We've played about with it too, but so far it hasn't been a great fit (at least the way we design things). For things that aren't hard timing critical Yocto/ARM is fine and for other things that are very sensitive like nasty third party ModBus and DMX implementations we stick micro controllers (usually Microchip PICs) on the board and code them directly in ASM or C.
For those who don't do this sort of thing, it is a bit like having a Raspberry Pi master controller with a bunch of Arduinos attached to the GPIO lines to handle the external comms processes asynchronously.
"If it can not run Windows x86 commercial software windows is barely of no use to barely anybody."
Tell you what: ask for the full, personal, "latex glove" security procedure at the airport next time. Then come back and tell me Windows (likely running the regular security scanners) is of "barely any use to you". I'll lend you a fiver for a tube of Preparation H, since you wont be using the ATM (probably Windows as well).
>Only if you think that Windows only comes in two flavours
Upvoted you for the comprehensive details. But the OP still has a point. MS has a fairly long history of testing the waters but not staying the course, especially in the early stages. I would most definitely consider it a risk, when considering a strategic commitment on their non-core stuff - including software.
And your quote of a 10 year period wrt to pro markets cuts both ways. Those companies need long term stability and commitment from their vendor and that's even more scary than a 2-3 year window.
Their core stuff? It will be around forever but only if you picked right the right branch to sit on. Best way to gauge is probably to look at their divisional revenues.
I suspect this experimentation is driven by MS trying hard to diversify income outside of Win, Office & servers. That's laudable and so is cutting off dead branches, both technical and financial. But frequent unpredictable backtracking risks getting a predictability all of its own.
So maybe they need to pick their fights much more carefully, execute much better and bite the bullet on staying the course once they've committed. Trite, I know.
In a way, I wonder if open sourcing (under MIT, no less) the .Net stuff isn't at least partially motivated as an antidote of sorts to these concerns.
If Windows on ARM fails (again) it won't be down to Windows itself but the handling of existing x86-based applications. This is perfectly doable in software but hardware support would make it better. When Apple made the change it had Intel's support. Unfortunately, Microsoft has made it even more complex with the different 32-bit and 64-bit versions.
Even with Apple's aggressive support of x86 it took years before developers switched to cross-compiling their applications (almost always new versions). The Windows environment is even more diverse.

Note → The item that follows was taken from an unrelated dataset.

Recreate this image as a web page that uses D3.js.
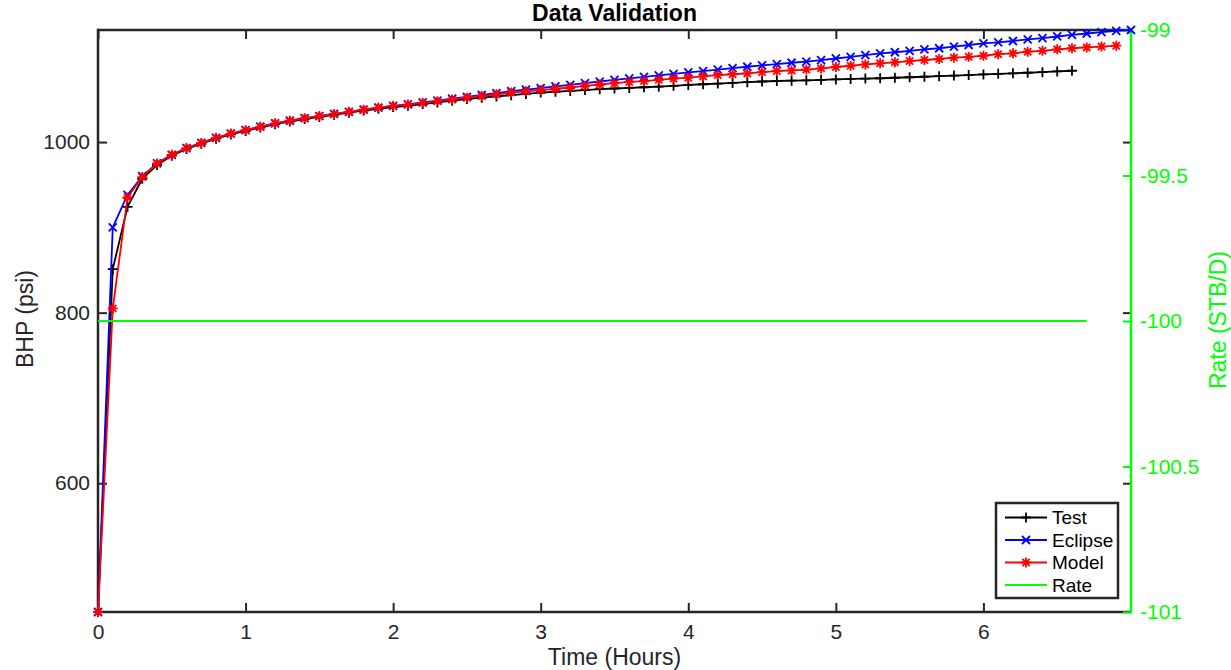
<!DOCTYPE html>
<html><head><meta charset="utf-8">
<script src="https://cdn.jsdelivr.net/npm/d3@7"></script>
<style>body{margin:0;background:#fff} text{font-family:"Liberation Sans",Arial,Helvetica,sans-serif}</style>
</head><body><svg id="c" width="1231" height="670"></svg>
<script>
// ---- data ----
const time = [0,0.1,0.2,0.3,0.4,0.5,0.6,0.7,0.8,0.9,1.0,1.1,1.2,1.3,1.4,1.5,1.6,1.7,1.8,1.9,2.0,
  2.1,2.2,2.3,2.4,2.5,2.6,2.7,2.8,2.9,3.0,3.1,3.2,3.3,3.4,3.5,3.6,3.7,3.8,3.9,4.0,
  4.1,4.2,4.3,4.4,4.5,4.6,4.7,4.8,4.9,5.0,5.1,5.2,5.3,5.4,5.5,5.6,5.7,5.8,5.9,6.0,
  6.1,6.2,6.3,6.4,6.5,6.6,6.7,6.8,6.9,7.0];
const testBHP = [449,851,924,957,973,984,992,998,1004,1009,1013,1017,1021,1024,1027,1029.5,1032,1034.5,1037,1039,1041,
  1042.5,1044.5,1046.5,1048.5,1050.5,1052,1053.5,1055,1056.5,1058,1059,1060,1061,1062,1062.8,1063.5,1064.3,1065,1066,1067,
  1067.8,1068.6,1069.4,1070.2,1071,1071.6,1072,1072.4,1073,1073.5,1074,1074.4,1074.8,1075.4,1076,1076.6,1077.3,1078,1078.6,1079.3,
  1080,1080.6,1081.3,1082,1082.8,1083.6];
const eclipseBHP = [449,900,938,960,975,985,993,999,1005,1010,1014,1018,1022,1025,1028,1030.5,1033,1035.5,1038,1040.5,1042.5,
  1044.3,1046.5,1048.6,1050.8,1053,1055.2,1057.4,1059.6,1061.5,1063.3,1065.2,1067,1069,1071,1073,1074.8,1076.5,1078.2,1080,1081.6,
  1083.3,1085,1086.6,1088.3,1090,1091.5,1093,1094.2,1096,1098,1100,1102,1104,1105.3,1107,1108.7,1110,1111.8,1113.8,1115.8,
  1117,1118.5,1120.5,1121.8,1123.8,1125.8,1127.3,1129,1130.4,1131.4];
const modelBHP = [449,805,935,959,975,985,993,999,1005,1010,1014,1018,1022,1025,1028,1030.5,1033,1035.5,1038,1040.5,1042.5,
  1044,1046,1048,1050,1052,1054,1056,1058,1059.5,1061,1062.5,1064,1066,1067.5,1069,1070.5,1071.5,1073,1074.5,1075.5,
  1077,1078.5,1079.5,1080.5,1082,1083.3,1084,1085,1086.4,1088,1089.5,1091,1092.3,1093.5,1095,1096.2,1097.4,1099,1100,1101.2,
  1103,1104,1106,1107,1108.7,1110,1111,1112,1113];
const rateTime = [0, 6.7];
const rateValue = [-100, -100];
const xTicks = [0,1,2,3,4,5,6];
const yLeftTicks = [600,800,1000];
const yRightTicks = [-101,-100.5,-100,-99.5,-99];
const legendLabels = ["Test","Eclipse","Model","Rate"];

// ---- layout ----
const m = {l:98, r:1131, t:30, b:612};
const axisColor = '#262626';
const svg = d3.select('#c');
const x = d3.scaleLinear().domain([0,7]).range([m.l,m.r]);
const yL = d3.scaleLinear().domain([449,1131.4]).range([m.b,m.t]);
const yR = d3.scaleLinear().domain([-101,-99]).range([m.b,m.t]);

function styleAxis(g, color, fs){
  g.select('.domain').remove();
  g.attr('font-family', null).attr('font-size', null);
  g.selectAll('.tick line').attr('stroke', color).attr('stroke-width', 2);
  g.selectAll('.tick text').attr('fill', color).attr('font-size', fs);
}

// frame
svg.append('line').attr('x1',m.l).attr('x2',m.r).attr('y1',m.t).attr('y2',m.t).attr('stroke',axisColor).attr('stroke-width',2.5);
svg.append('line').attr('x1',m.l).attr('x2',m.r).attr('y1',m.b).attr('y2',m.b).attr('stroke',axisColor).attr('stroke-width',2.5);
svg.append('line').attr('x1',m.l).attr('x2',m.l).attr('y1',m.t-1.25).attr('y2',m.b+1.25).attr('stroke',axisColor).attr('stroke-width',2.5);

// axes
svg.append('g').attr('transform',`translate(0,${m.b})`)
  .call(d3.axisBottom(x).tickValues(xTicks).tickSizeInner(-9).tickSizeOuter(0).tickPadding(12).tickFormat(d3.format('d')))
  .call(g=>styleAxis(g, axisColor, 21));
svg.append('g').attr('transform',`translate(0,${m.t})`)
  .call(d3.axisTop(x).tickValues(xTicks).tickSizeInner(-9).tickSizeOuter(0).tickFormat(''))
  .call(g=>styleAxis(g, axisColor, 21));
svg.append('g').attr('transform',`translate(${m.l},0)`)
  .call(d3.axisLeft(yL).tickValues(yLeftTicks).tickSizeInner(-9).tickSizeOuter(0).tickPadding(8).tickFormat(d3.format('d')))
  .call(g=>styleAxis(g, axisColor, 21));
svg.append('g').attr('transform',`translate(${m.r},0)`)
  .call(d3.axisRight(yL).tickValues(yLeftTicks).tickSizeInner(-8).tickSizeOuter(0).tickFormat(''))
  .call(g=>styleAxis(g, axisColor, 21));
svg.append('g').attr('transform',`translate(${m.r},0)`)
  .call(d3.axisRight(yR).tickValues(yRightTicks).tickSizeInner(-8).tickSizeOuter(0).tickPadding(9).tickFormat(d=>String(d)))
  .call(g=>styleAxis(g, '#00ff00', 21));
svg.append('line').attr('x1',m.r).attr('x2',m.r).attr('y1',m.t-1.25).attr('y2',m.b+1.25).attr('stroke','#00ff00').attr('stroke-width',2.5);

// markers
const markers = {
  plus: 'M-5,0H5M0,-5V5',
  cross: 'M-4,-4L4,4M-4,4L4,-4',
  star: 'M-5,0H5M0,-5V5M-3.6,-3.6L3.6,3.6M-3.6,3.6L3.6,-3.6'
};
const series = [
  {vals:testBHP, color:'#000000', marker:'plus'},
  {vals:eclipseBHP, color:'#0000ff', marker:'cross'},
  {vals:modelBHP, color:'#ff0000', marker:'star'}
];
const line = d3.line().x(d=>x(d[0])).y(d=>yL(d[1]));
series.forEach(s=>{
  const pts = s.vals.map((v,i)=>[time[i], v]);
  svg.append('path').datum(pts).attr('d',line).attr('fill','none').attr('stroke',s.color).attr('stroke-width',1.8).attr('stroke-linejoin','round');
  svg.append('g').selectAll('path').data(pts).join('path')
    .attr('transform',d=>`translate(${x(d[0])},${yL(d[1])})`)
    .attr('d',markers[s.marker]).attr('fill','none').attr('stroke',s.color).attr('stroke-width',1.8);
});
const ratePts = rateTime.map((t,i)=>[t, rateValue[i]]);
svg.append('path').datum(ratePts).attr('d', d3.line().x(d=>x(d[0])).y(d=>yR(d[1])))
  .attr('fill','none').attr('stroke','#00ff00').attr('stroke-width',2);

// labels
svg.append('text').attr('x',(m.l+m.r)/2).attr('y',21).attr('text-anchor','middle')
  .attr('font-size',23).attr('font-weight','bold').attr('fill','#000').text('Data Validation');
svg.append('text').attr('x',(m.l+m.r)/2).attr('y',665).attr('text-anchor','middle')
  .attr('font-size',23).attr('fill',axisColor).text('Time (Hours)');
svg.append('text').attr('transform','translate(33,319) rotate(-90)').attr('text-anchor','middle')
  .attr('font-size',23).attr('fill',axisColor).text('BHP (psi)');
svg.append('text').attr('transform','translate(1226,320) rotate(-90)').attr('text-anchor','middle')
  .attr('font-size',23).attr('fill','#00ff00').text('Rate (STB/D)');

// legend
const lg = svg.append('g');
lg.append('rect').attr('x',996).attr('y',503).attr('width',122).attr('height',95)
  .attr('fill','#fff').attr('stroke',axisColor).attr('stroke-width',2.5);
const legendItems = [
  {label:legendLabels[0], color:'#000000', marker:'plus'},
  {label:legendLabels[1], color:'#0000ff', marker:'cross'},
  {label:legendLabels[2], color:'#ff0000', marker:'star'},
  {label:legendLabels[3], color:'#00ff00', marker:null}
];
legendItems.forEach((it,i)=>{
  const yy = 517.5 + i*22.5;
  lg.append('line').attr('x1',1005).attr('x2',1047).attr('y1',yy).attr('y2',yy).attr('stroke',it.color).attr('stroke-width',2);
  if(it.marker) lg.append('path').attr('transform',`translate(1026,${yy})`).attr('d',markers[it.marker])
    .attr('fill','none').attr('stroke',it.color).attr('stroke-width',1.8);
  lg.append('text').attr('x',1052).attr('y',yy).attr('dy','0.35em').attr('font-size',19).attr('fill','#000').text(it.label);
});
</script></body></html>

The Windows on ARM initiative, however, may end up bypassing the tricky world of end-user software entirely and focus on the enterprise market where new kit with new applications is more plausible. The new ARM chips are going to be perfect quite a lot of workloads, even on Windows.
This makes it very clear that Microsoft's Windows 10 on ARM 7 support and development will only be there to support the relatively tiny maker market using Windows 10 on the new Pi 2 B.
I can see that already has a long future behind it.
Their left hand really doesn't know what their right hand is doing, does it?